Instructions to follow:
Only the lines from the start of the data to the line containing "var peakLevels = [180, 21];", both included, should be output, exactly and without pictures.

Collected material:
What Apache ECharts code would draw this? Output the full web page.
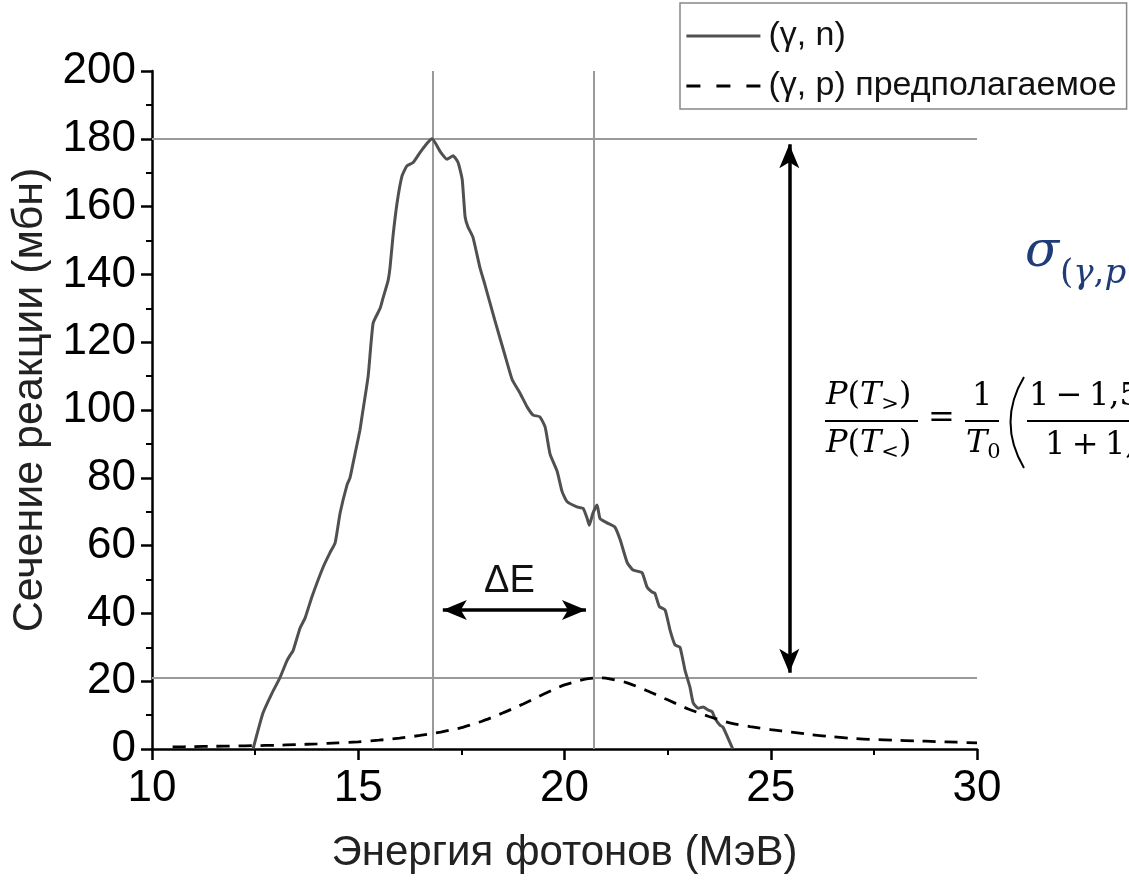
<!DOCTYPE html>
<html>
<head>
<meta charset="utf-8">
<script src="https://cdn.jsdelivr.net/npm/echarts@6.0.0/dist/echarts.min.js"></script>
<style>
  html, body { margin: 0; padding: 0; background: #fff; }
  #chart { width: 1129px; height: 880px; }
</style>
</head>
<body>
<div id="chart"></div>
<script>
// (γ, n) — измеренное сечение
var energyN = [12.45, 12.69, 12.91, 13.1, 13.27, 13.35, 13.42, 13.59, 13.71, 13.88, 14.15, 14.31, 14.44, 14.56,
    14.73, 14.8, 14.92, 15.04, 15.09, 15.24, 15.36, 15.53, 15.6, 15.72, 15.77, 15.84, 15.94, 16.06, 16.18, 16.33,
    16.5, 16.67, 16.79, 17.0, 17.15, 17.3, 17.42, 17.52, 17.59, 17.66, 17.78, 17.95, 18.07, 18.31, 18.56, 18.73,
    18.92, 19.09, 19.24, 19.4, 19.53, 19.65, 19.82, 19.94, 20.06, 20.3, 20.45, 20.55, 20.6, 20.69, 20.79, 20.86,
    21.03, 21.22, 21.35, 21.52, 21.66, 21.88, 22.0, 22.12, 22.19, 22.3, 22.44, 22.56, 22.68, 22.8, 22.92, 23.04,
    23.12, 23.24, 23.36, 23.48, 23.58, 23.65, 23.77, 23.84, 24.08];
var sigmaN = [0, 10.6, 16.5, 21, 26, 27.7, 29, 35.7, 38.6, 45, 53.7, 57.8, 60.8, 69.6,
    78, 80, 87, 94, 98, 110, 125.6, 130, 133, 138, 142, 151, 161, 169, 172, 173,
    176, 178.7, 180, 176, 174, 175, 173, 168, 157, 154, 151, 142, 137, 126.5, 116, 109,
    105, 101, 98.5, 98, 95, 87, 82, 76, 73, 71.4, 71, 68, 66, 69.6, 72, 68,
    66.7, 65.5, 61.7, 55, 52.8, 52, 47.8, 46.3, 46, 42, 41, 35, 30.7, 30, 23.3, 18.3,
    13.6, 12, 12.4, 11.5, 11, 9, 7, 6.5, 0];

// (γ, p) — предполагаемое сечение
var energyP = [10.5, 11, 11.5, 12, 12.5, 13, 13.5, 14, 14.5, 15, 15.5, 16, 16.5, 17, 17.5, 18, 18.5, 19, 19.5,
    20, 20.5, 20.8, 21, 21.5, 22, 22.5, 23, 23.5, 24, 24.5, 25, 25.5, 26, 26.5, 27, 27.5, 28, 28.5, 29, 29.5, 30];
var sigmaP = [0.6, 0.7, 0.8, 0.9, 1.0, 1.1, 1.3, 1.5, 1.8, 2.1, 2.6, 3.2, 4.0, 5.0, 6.3, 8.2, 10.6, 13.3, 16.2,
    18.9, 20.6, 21.0, 20.9, 19.6, 17.2, 14.5, 11.8, 9.6, 7.7, 6.6, 5.7, 5.0, 4.2, 3.6, 3.1, 2.8, 2.6, 2.4, 2.2, 2.0, 1.8];

// положения максимумов
var peakEnergies = [16.8, 20.7];
var peakLevels = [180, 21];

// стрелки: ΔE (от, до, уровень) и отношение сечений (энергия, от, до)
var deltaEArrow = [17.05, 20.52, 41];
var ratioArrow = [25.45, 178.4, 22.5];

var seriesNames = ['(γ, n)', '(γ, p) предполагаемое'];

function zip(xs, ys) {
    var out = [];
    for (var i = 0; i < xs.length; i++) out.push([xs[i], ys[i]]);
    return out;
}

var sans = 'Arial, "Liberation Sans", sans-serif';
var serif = '"DejaVu Serif", "Liberation Serif", serif';
var gray = '#9a9a9a';
var navy = '#1f3b78';
var thin = '\u2009';

var myChart = echarts.init(document.getElementById('chart'));

var refLine = { color: gray, width: 2, type: 'solid' };
var arrowLine = { color: '#000', width: 3.5, type: 'solid' };

function fracRich(size) {
    return {
        r: { font: size + 'px ' + serif, fill: '#000', lineHeight: 38 },
        i: { font: 'italic ' + size + 'px ' + serif, fill: '#000', lineHeight: 38 },
        s: { font: '21px ' + serif, fill: '#000', verticalAlign: 'bottom', lineHeight: 38 }
    };
}

var option = {
    animation: false,
    backgroundColor: '#fff',
    grid: { left: 152, right: 152, top: 71, bottom: 131, outerBoundsMode: 'none' },
    legend: {
        orient: 'vertical',
        left: 680,
        top: 3,
        padding: [16, 10, 6, 5],
        itemGap: 16,
        itemWidth: 74,
        itemHeight: 32,
        borderColor: '#888',
        borderWidth: 1.5,
        borderRadius: 0,
        itemStyle: { opacity: 0 },
        lineStyle: { width: 2.8 },
        textStyle: { fontFamily: sans, fontSize: 34, color: '#111', padding: [0, 0, 0, 3] },
        data: [
            { name: seriesNames[0] },
            { name: seriesNames[1], lineStyle: { type: [14, 16] } }
        ]
    },
    xAxis: {
        type: 'value',
        min: 10, max: 30, interval: 5,
        name: 'Энергия фотонов (МэВ)',
        nameLocation: 'middle',
        nameGap: 83,
        nameTextStyle: { fontFamily: sans, fontSize: 42, color: '#222' },
        axisLine: { lineStyle: { color: '#000', width: 2.5 } },
        axisTick: { inside: false, length: 11, lineStyle: { color: '#000', width: 2.5 } },
        minorTick: { show: true, splitNumber: 2, length: 6, lineStyle: { color: '#000', width: 2 } },
        axisLabel: { fontFamily: sans, fontSize: 44, color: '#000', margin: 18 },
        splitLine: { show: false }
    },
    yAxis: {
        type: 'value',
        min: 0, max: 200, interval: 20,
        name: 'Сечение реакции (мбн)',
        nameLocation: 'middle',
        nameGap: 88,
        nameTextStyle: { fontFamily: sans, fontSize: 43, color: '#222', padding: [0, 0, 0, 20] },
        axisLine: { show: true, lineStyle: { color: '#000', width: 2.5 } },
        axisTick: { show: true, inside: false, length: 11, lineStyle: { color: '#000', width: 2.5 } },
        minorTick: { show: true, splitNumber: 2, length: 6, lineStyle: { color: '#000', width: 2 } },
        axisLabel: { fontFamily: sans, fontSize: 44, color: '#000', margin: 16 },
        splitLine: { show: false }
    },
    series: [
        {
            name: seriesNames[0],
            type: 'line',
            data: zip(energyN, sigmaN),
            symbol: 'none',
            smooth: 0.15,
            lineStyle: { color: '#505050', width: 3 },
            itemStyle: { color: '#505050' },
            z: 3,
            markLine: {
                silent: true,
                symbol: 'none',
                label: { show: false },
                z: 1,
                data: [
                    { xAxis: peakEnergies[0], lineStyle: refLine },
                    { xAxis: peakEnergies[1], lineStyle: refLine },
                    { yAxis: peakLevels[0], lineStyle: refLine },
                    { yAxis: peakLevels[1], lineStyle: refLine }
                ]
            }
        },
        {
            name: seriesNames[1],
            type: 'line',
            data: zip(energyP, sigmaP),
            symbol: 'none',
            smooth: 0.2,
            lineStyle: { color: '#000', width: 2.8, type: [13, 9] },
            itemStyle: { color: '#000' },
            z: 4,
            markLine: {
                silent: true,
                symbol: ['arrow', 'arrow'],
                symbolSize: [15, 24],
                z: 5,
                data: [
                    [
                        { coord: [deltaEArrow[0], deltaEArrow[2]], lineStyle: arrowLine, itemStyle: { color: '#000' },
                          label: { show: true, position: 'middle', formatter: 'ΔE', distance: 9,
                                   fontFamily: sans, fontSize: 38, color: '#111', offset: [-5, 0] } },
                        { coord: [deltaEArrow[1], deltaEArrow[2]] }
                    ],
                    [
                        { coord: [ratioArrow[0], ratioArrow[1]], lineStyle: arrowLine, itemStyle: { color: '#000' },
                          label: { show: false } },
                        { coord: [ratioArrow[0], ratioArrow[2]] }
                    ]
                ]
            }
        }
    ],
    graphic: [
        // σ(γ,p
        { type: 'text', left: 1025, top: 228, style: { text: 'σ', font: 'italic 50px ' + serif, fill: navy } },
        { type: 'text', left: 1060, top: 257, style: {
            text: '{r|(}{i|γ}{r|,}{i|p}',
            rich: {
                r: { font: '34px ' + serif, fill: navy },
                i: { font: 'italic 34px ' + serif, fill: navy }
            }
        } },
        // P(T>)/P(T<)
        { type: 'text', left: 826, top: 380, style: { text: '{i|P}{r|(}{i|T}{s|>}{r|)}', rich: fracRich(32) } },
        { type: 'line', shape: { x1: 825, y1: 421, x2: 918, y2: 421 }, style: { stroke: '#000', lineWidth: 1.8 } },
        { type: 'text', left: 826, top: 428, style: { text: '{i|P}{r|(}{i|T}{s|<}{r|)}', rich: fracRich(32) } },
        { type: 'text', left: 928, top: 403, style: { text: '=', font: '32px ' + serif, fill: '#000' } },
        // 1/T0
        { type: 'text', left: 972, top: 381, style: { text: '1', font: '32px ' + serif, fill: '#000' } },
        { type: 'line', shape: { x1: 965, y1: 421, x2: 999, y2: 421 }, style: { stroke: '#000', lineWidth: 1.8 } },
        { type: 'text', left: 966, top: 428, style: { text: '{i|T}{s|0}', rich: fracRich(32) } },
        // большая скобка
        { type: 'bezierCurve', shape: { x1: 1024, y1: 377, cpx1: 997, cpy1: 422, x2: 1024, y2: 468 },
          style: { stroke: '#000', lineWidth: 2, fill: null } },
        { type: 'text', left: 1029, top: 381, style: { text: '1' + thin + '−' + thin + '1,5', font: '32px ' + serif, fill: '#000' } },
        { type: 'line', shape: { x1: 1027, y1: 421, x2: 1129, y2: 421 }, style: { stroke: '#000', lineWidth: 1.8 } },
        { type: 'text', left: 1045, top: 430, style: { text: '1' + thin + '+' + thin + '1,', font: '32px ' + serif, fill: '#000' } }
    ]
};

if (option && typeof option === 'object') {
    myChart.setOption(option);
}
</script>
</body>
</html>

Solution below:
What Apache ECharts code would draw this? Output the full web page.
<!DOCTYPE html>
<html>
<head>
<meta charset="utf-8">
<script src="https://cdn.jsdelivr.net/npm/echarts@6.0.0/dist/echarts.min.js"></script>
<style>
  html, body { margin: 0; padding: 0; background: #fff; }
  #chart { width: 1129px; height: 880px; }
</style>
</head>
<body>
<div id="chart"></div>
<script>
// (γ, n) — измеренное сечение
var energyN = [12.45, 12.69, 12.91, 13.1, 13.27, 13.35, 13.42, 13.59, 13.71, 13.88, 14.15, 14.31, 14.44, 14.56,
    14.73, 14.8, 14.92, 15.04, 15.09, 15.24, 15.36, 15.53, 15.6, 15.72, 15.77, 15.84, 15.94, 16.06, 16.18, 16.33,
    16.5, 16.67, 16.79, 17.0, 17.15, 17.3, 17.42, 17.52, 17.59, 17.66, 17.78, 17.95, 18.07, 18.31, 18.56, 18.73,
    18.92, 19.09, 19.24, 19.4, 19.53, 19.65, 19.82, 19.94, 20.06, 20.3, 20.45, 20.55, 20.6, 20.69, 20.79, 20.86,
    21.03, 21.22, 21.35, 21.52, 21.66, 21.88, 22.0, 22.12, 22.19, 22.3, 22.44, 22.56, 22.68, 22.8, 22.92, 23.04,
    23.12, 23.24, 23.36, 23.48, 23.58, 23.65, 23.77, 23.84, 24.08];
var sigmaN = [0, 10.6, 16.5, 21, 26, 27.7, 29, 35.7, 38.6, 45, 53.7, 57.8, 60.8, 69.6,
    78, 80, 87, 94, 98, 110, 125.6, 130, 133, 138, 142, 151, 161, 169, 172, 173,
    176, 178.7, 180, 176, 174, 175, 173, 168, 157, 154, 151, 142, 137, 126.5, 116, 109,
    105, 101, 98.5, 98, 95, 87, 82, 76, 73, 71.4, 71, 68, 66, 69.6, 72, 68,
    66.7, 65.5, 61.7, 55, 52.8, 52, 47.8, 46.3, 46, 42, 41, 35, 30.7, 30, 23.3, 18.3,
    13.6, 12, 12.4, 11.5, 11, 9, 7, 6.5, 0];

// (γ, p) — предполагаемое сечение
var energyP = [10.5, 11, 11.5, 12, 12.5, 13, 13.5, 14, 14.5, 15, 15.5, 16, 16.5, 17, 17.5, 18, 18.5, 19, 19.5,
    20, 20.5, 20.8, 21, 21.5, 22, 22.5, 23, 23.5, 24, 24.5, 25, 25.5, 26, 26.5, 27, 27.5, 28, 28.5, 29, 29.5, 30];
var sigmaP = [0.6, 0.7, 0.8, 0.9, 1.0, 1.1, 1.3, 1.5, 1.8, 2.1, 2.6, 3.2, 4.0, 5.0, 6.3, 8.2, 10.6, 13.3, 16.2,
    18.9, 20.6, 21.0, 20.9, 19.6, 17.2, 14.5, 11.8, 9.6, 7.7, 6.6, 5.7, 5.0, 4.2, 3.6, 3.1, 2.8, 2.6, 2.4, 2.2, 2.0, 1.8];

// положения максимумов
var peakEnergies = [16.8, 20.7];
var peakLevels = [180, 21];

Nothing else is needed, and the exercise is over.